Requires cleaning: You’ll learn to validate, filter, and transform data before using it for analysis or modeling.
Sufficiently large: The dataset is big enough to justify proper engineering techniques (batching, optimized storage, efficient processing), but not so large that it becomes unmanageable for learning.
Evolving schema: Over time, the NYC TLC has modified the data structure, teaching you to handle schema changes and versioning.
Well-documented: The official documentation provides data dictionaries and explanations, though you’ll still need to explore and understand the data yourself.
Free and publicly available: No API keys, permissions, or special access required.

Working with this dataset prepares you for the actual challenges of data engineering, where the data is rarely perfect and always requires thoughtful handling.

Data Format

The NYC taxi data is provided in Parquet format.

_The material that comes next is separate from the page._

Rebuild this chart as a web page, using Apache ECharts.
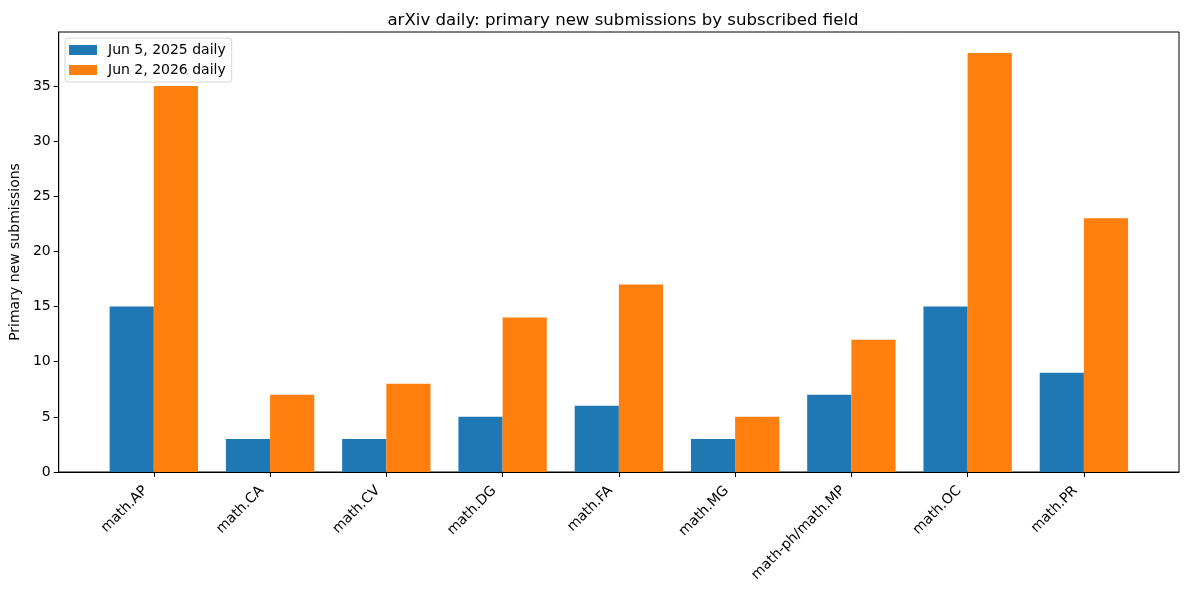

Parquet is a columnar storage file format that provides efficient compression and encoding schemes, making it ideal for data engineering workflows.

You’ll work with two sources:

Historical data (2019-2021): For learning data transformation, we demonstrate how to read CSV files and convert them to Parquet. The original CSV files are available in the backup repository.
Recent data (2025+): You’ll read Parquet files directly from the official NYC TLC Trip Record Data page. This reflects real-world workflows where you consume data in modern formats.

What You’ll Do With It

Across the modules, you’ll:

Ingest the data into various storage systems
Transform and clean the data
Build batch and streaming pipelines
Create analytics and visualizations

This hands-on approach ensures you gain practical experience with actual data, not just theoretical concepts.